Alca-Lu to up investment in LTE

Alcatel-Lucent is to increase its investment in LTE mobile technology - in a clear signal it intends to remain in the wireless market in spite of investor pressure to quit, according to the Financial Times.
 
One of Ben Verwaayen's first acts as CEO of the ailing mammoth back in the summer was to scale back its LTE joint venture with NEC.
 
Alcatel-Lucent currently spends about €1.5 billion annually on R&D, but it is not yet clear which areas will lose out to LTE's ascendancy, but WiMAX - widely perceived as a rival technology to LTE - is perhaps the most obvious candidate, the FT speculates.
 
The decision is not likely to go down well with all shareholders, who had their patience sorely tried by the disastrous results delivered by former CEO Patricia Russo whom they ousted.

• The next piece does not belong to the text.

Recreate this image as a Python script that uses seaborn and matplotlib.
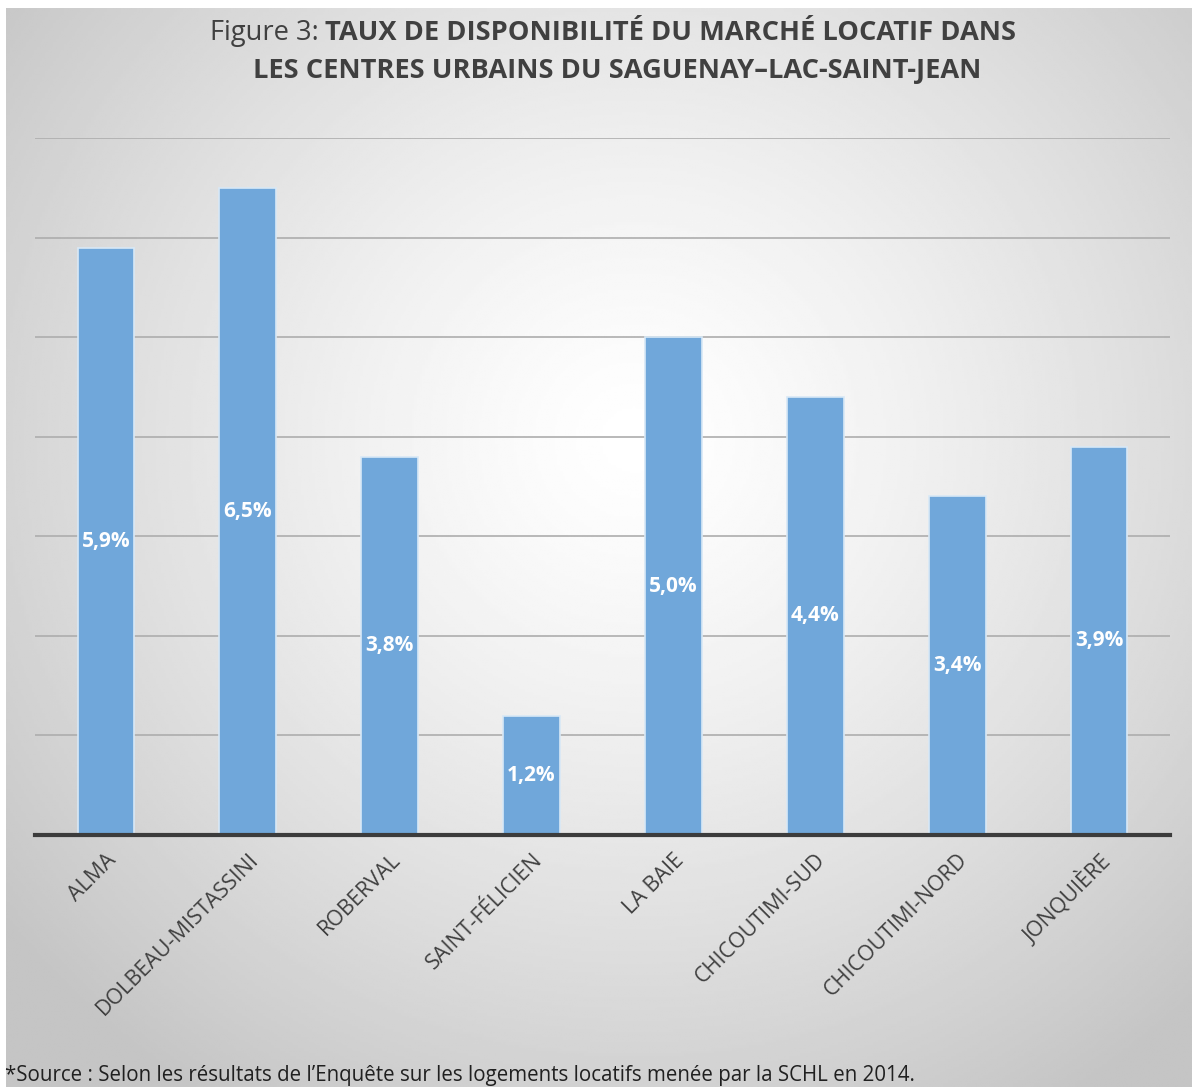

Alca-Lu's third generation WCDMA business is losing money hand over first and investors were keen to offload it.
 
Now the company wants to invest heavily in the next generation of the technology, even though the world's biggest telecom equipment maker, Ericsson, is already dominates LTE.
 
Verwaayen's view is that Alcatel-Lucent cannot afford not to be in the sector as LTE starts to be widely deployed around the globe in 2010, although given the financial climate, operators may delay investing in it for a year or more.